** Start **

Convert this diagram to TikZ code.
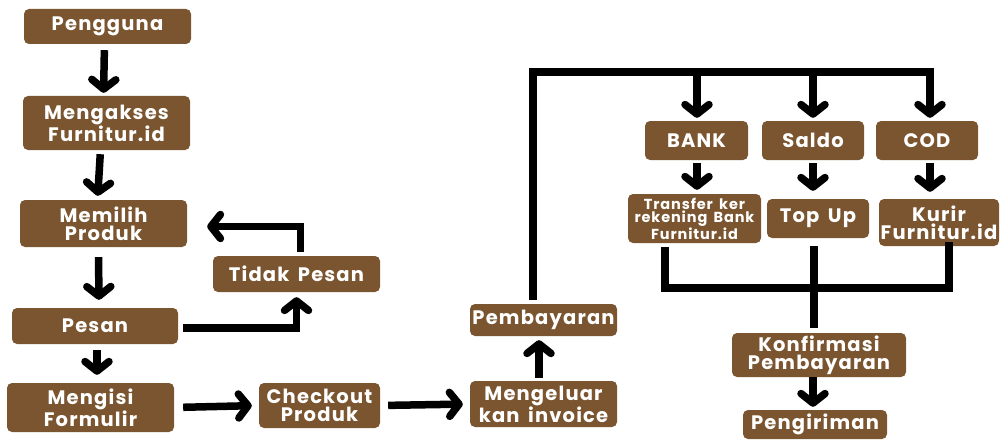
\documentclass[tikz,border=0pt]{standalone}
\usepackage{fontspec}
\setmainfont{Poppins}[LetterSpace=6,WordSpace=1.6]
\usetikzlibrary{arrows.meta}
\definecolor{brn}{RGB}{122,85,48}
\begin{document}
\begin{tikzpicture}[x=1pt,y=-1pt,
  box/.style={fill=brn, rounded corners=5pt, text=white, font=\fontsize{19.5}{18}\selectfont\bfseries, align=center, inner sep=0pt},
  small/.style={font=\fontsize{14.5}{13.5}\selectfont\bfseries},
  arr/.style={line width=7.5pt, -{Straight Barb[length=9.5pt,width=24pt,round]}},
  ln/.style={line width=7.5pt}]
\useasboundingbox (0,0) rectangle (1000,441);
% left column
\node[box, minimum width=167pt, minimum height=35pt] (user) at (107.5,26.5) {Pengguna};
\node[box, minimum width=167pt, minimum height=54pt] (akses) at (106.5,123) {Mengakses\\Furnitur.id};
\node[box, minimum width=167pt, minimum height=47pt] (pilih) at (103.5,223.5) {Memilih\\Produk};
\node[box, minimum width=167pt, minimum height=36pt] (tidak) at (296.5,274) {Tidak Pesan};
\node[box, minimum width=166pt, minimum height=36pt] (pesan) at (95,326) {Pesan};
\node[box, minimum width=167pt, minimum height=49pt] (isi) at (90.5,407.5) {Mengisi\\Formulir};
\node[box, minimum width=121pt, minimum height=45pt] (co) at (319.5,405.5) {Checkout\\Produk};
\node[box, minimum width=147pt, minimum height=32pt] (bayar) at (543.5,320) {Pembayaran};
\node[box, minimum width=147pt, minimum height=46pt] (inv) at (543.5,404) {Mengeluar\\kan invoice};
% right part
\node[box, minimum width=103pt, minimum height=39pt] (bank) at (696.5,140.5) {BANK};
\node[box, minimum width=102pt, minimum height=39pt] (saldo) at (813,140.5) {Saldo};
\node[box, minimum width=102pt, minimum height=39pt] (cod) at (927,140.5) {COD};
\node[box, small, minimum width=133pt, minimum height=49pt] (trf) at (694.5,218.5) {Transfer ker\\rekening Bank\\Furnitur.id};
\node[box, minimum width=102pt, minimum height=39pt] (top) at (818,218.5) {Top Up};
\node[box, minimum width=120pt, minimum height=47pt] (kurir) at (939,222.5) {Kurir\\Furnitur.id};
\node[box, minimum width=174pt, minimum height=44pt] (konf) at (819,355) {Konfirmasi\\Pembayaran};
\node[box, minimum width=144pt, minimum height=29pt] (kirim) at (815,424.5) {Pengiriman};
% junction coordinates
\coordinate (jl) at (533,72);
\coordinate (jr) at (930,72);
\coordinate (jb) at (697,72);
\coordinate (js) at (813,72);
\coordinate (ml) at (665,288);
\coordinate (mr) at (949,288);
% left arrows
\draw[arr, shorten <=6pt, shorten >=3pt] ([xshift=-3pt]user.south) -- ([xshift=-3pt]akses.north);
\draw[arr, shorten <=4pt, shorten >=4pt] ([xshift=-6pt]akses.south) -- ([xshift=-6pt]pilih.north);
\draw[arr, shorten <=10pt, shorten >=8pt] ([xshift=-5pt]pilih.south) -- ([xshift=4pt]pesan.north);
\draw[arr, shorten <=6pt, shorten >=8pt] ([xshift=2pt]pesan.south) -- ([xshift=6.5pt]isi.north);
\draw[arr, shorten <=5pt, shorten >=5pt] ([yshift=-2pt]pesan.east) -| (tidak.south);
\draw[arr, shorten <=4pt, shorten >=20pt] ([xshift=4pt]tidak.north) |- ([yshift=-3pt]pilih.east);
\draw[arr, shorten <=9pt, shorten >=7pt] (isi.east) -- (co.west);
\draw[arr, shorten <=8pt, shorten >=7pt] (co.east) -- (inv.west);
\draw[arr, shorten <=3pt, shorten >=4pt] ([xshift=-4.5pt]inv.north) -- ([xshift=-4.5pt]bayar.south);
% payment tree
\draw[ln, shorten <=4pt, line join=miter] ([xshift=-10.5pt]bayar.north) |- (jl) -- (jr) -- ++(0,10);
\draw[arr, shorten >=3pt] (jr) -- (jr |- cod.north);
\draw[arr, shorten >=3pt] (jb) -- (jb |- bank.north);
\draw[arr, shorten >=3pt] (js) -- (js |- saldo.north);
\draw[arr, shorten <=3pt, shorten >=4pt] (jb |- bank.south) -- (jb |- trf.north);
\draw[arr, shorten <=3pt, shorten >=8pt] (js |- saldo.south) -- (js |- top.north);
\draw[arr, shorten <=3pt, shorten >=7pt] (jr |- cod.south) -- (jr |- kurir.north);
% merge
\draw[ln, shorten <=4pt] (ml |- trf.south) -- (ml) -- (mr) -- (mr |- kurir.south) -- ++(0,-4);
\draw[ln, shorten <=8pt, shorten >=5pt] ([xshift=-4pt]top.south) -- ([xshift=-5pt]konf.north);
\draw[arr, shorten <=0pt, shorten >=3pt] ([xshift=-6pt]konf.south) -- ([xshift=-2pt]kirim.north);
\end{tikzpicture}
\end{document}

** End **

Please transcribe the material above exactly as written. Leave the pictures out.

→ **Expected output**:
Convert this diagram to TikZ code.
\documentclass[tikz,border=0pt]{standalone}
\usepackage{fontspec}
\setmainfont{Poppins}[LetterSpace=6,WordSpace=1.6]
\usetikzlibrary{arrows.meta}
\definecolor{brn}{RGB}{122,85,48}
\begin{document}
\begin{tikzpicture}[x=1pt,y=-1pt,
  box/.style={fill=brn, rounded corners=5pt, text=white, font=\fontsize{19.5}{18}\selectfont\bfseries, align=center, inner sep=0pt},
  small/.style={font=\fontsize{14.5}{13.5}\selectfont\bfseries},
  arr/.style={line width=7.5pt, -{Straight Barb[length=9.5pt,width=24pt,round]}},
  ln/.style={line width=7.5pt}]
\useasboundingbox (0,0) rectangle (1000,441);
% left column
\node[box, minimum width=167pt, minimum height=35pt] (user) at (107.5,26.5) {Pengguna};
\node[box, minimum width=167pt, minimum height=54pt] (akses) at (106.5,123) {Mengakses\\Furnitur.id};
\node[box, minimum width=167pt, minimum height=47pt] (pilih) at (103.5,223.5) {Memilih\\Produk};
\node[box, minimum width=167pt, minimum height=36pt] (tidak) at (296.5,274) {Tidak Pesan};
\node[box, minimum width=166pt, minimum height=36pt] (pesan) at (95,326) {Pesan};
\node[box, minimum width=167pt, minimum height=49pt] (isi) at (90.5,407.5) {Mengisi\\Formulir};
\node[box, minimum width=121pt, minimum height=45pt] (co) at (319.5,405.5) {Checkout\\Produk};
\node[box, minimum width=147pt, minimum height=32pt] (bayar) at (543.5,320) {Pembayaran};
\node[box, minimum width=147pt, minimum height=46pt] (inv) at (543.5,404) {Mengeluar\\kan invoice};
% right part
\node[box, minimum width=103pt, minimum height=39pt] (bank) at (696.5,140.5) {BANK};
\node[box, minimum width=102pt, minimum height=39pt] (saldo) at (813,140.5) {Saldo};
\node[box, minimum width=102pt, minimum height=39pt] (cod) at (927,140.5) {COD};
\node[box, small, minimum width=133pt, minimum height=49pt] (trf) at (694.5,218.5) {Transfer ker\\rekening Bank\\Furnitur.id};
\node[box, minimum width=102pt, minimum height=39pt] (top) at (818,218.5) {Top Up};
\node[box, minimum width=120pt, minimum height=47pt] (kurir) at (939,222.5) {Kurir\\Furnitur.id};
\node[box, minimum width=174pt, minimum height=44pt] (konf) at (819,355) {Konfirmasi\\Pembayaran};
\node[box, minimum width=144pt, minimum height=29pt] (kirim) at (815,424.5) {Pengiriman};
% junction coordinates
\coordinate (jl) at (533,72);
\coordinate (jr) at (930,72);
\coordinate (jb) at (697,72);
\coordinate (js) at (813,72);
\coordinate (ml) at (665,288);
\coordinate (mr) at (949,288);
% left arrows
\draw[arr, shorten <=6pt, shorten >=3pt] ([xshift=-3pt]user.south) -- ([xshift=-3pt]akses.north);
\draw[arr, shorten <=4pt, shorten >=4pt] ([xshift=-6pt]akses.south) -- ([xshift=-6pt]pilih.north);
\draw[arr, shorten <=10pt, shorten >=8pt] ([xshift=-5pt]pilih.south) -- ([xshift=4pt]pesan.north);
\draw[arr, shorten <=6pt, shorten >=8pt] ([xshift=2pt]pesan.south) -- ([xshift=6.5pt]isi.north);
\draw[arr, shorten <=5pt, shorten >=5pt] ([yshift=-2pt]pesan.east) -| (tidak.south);
\draw[arr, shorten <=4pt, shorten >=20pt] ([xshift=4pt]tidak.north) |- ([yshift=-3pt]pilih.east);
\draw[arr, shorten <=9pt, shorten >=7pt] (isi.east) -- (co.west);
\draw[arr, shorten <=8pt, shorten >=7pt] (co.east) -- (inv.west);
\draw[arr, shorten <=3pt, shorten >=4pt] ([xshift=-4.5pt]inv.north) -- ([xshift=-4.5pt]bayar.south);
% payment tree
\draw[ln, shorten <=4pt, line join=miter] ([xshift=-10.5pt]bayar.north) |- (jl) -- (jr) -- ++(0,10);
\draw[arr, shorten >=3pt] (jr) -- (jr |- cod.north);
\draw[arr, shorten >=3pt] (jb) -- (jb |- bank.north);
\draw[arr, shorten >=3pt] (js) -- (js |- saldo.north);
\draw[arr, shorten <=3pt, shorten >=4pt] (jb |- bank.south) -- (jb |- trf.north);
\draw[arr, shorten <=3pt, shorten >=8pt] (js |- saldo.south) -- (js |- top.north);
\draw[arr, shorten <=3pt, shorten >=7pt] (jr |- cod.south) -- (jr |- kurir.north);
% merge
\draw[ln, shorten <=4pt] (ml |- trf.south) -- (ml) -- (mr) -- (mr |- kurir.south) -- ++(0,-4);
\draw[ln, shorten <=8pt, shorten >=5pt] ([xshift=-4pt]top.south) -- ([xshift=-5pt]konf.north);
\draw[arr, shorten <=0pt, shorten >=3pt] ([xshift=-6pt]konf.south) -- ([xshift=-2pt]kirim.north);
\end{tikzpicture}
\end{document}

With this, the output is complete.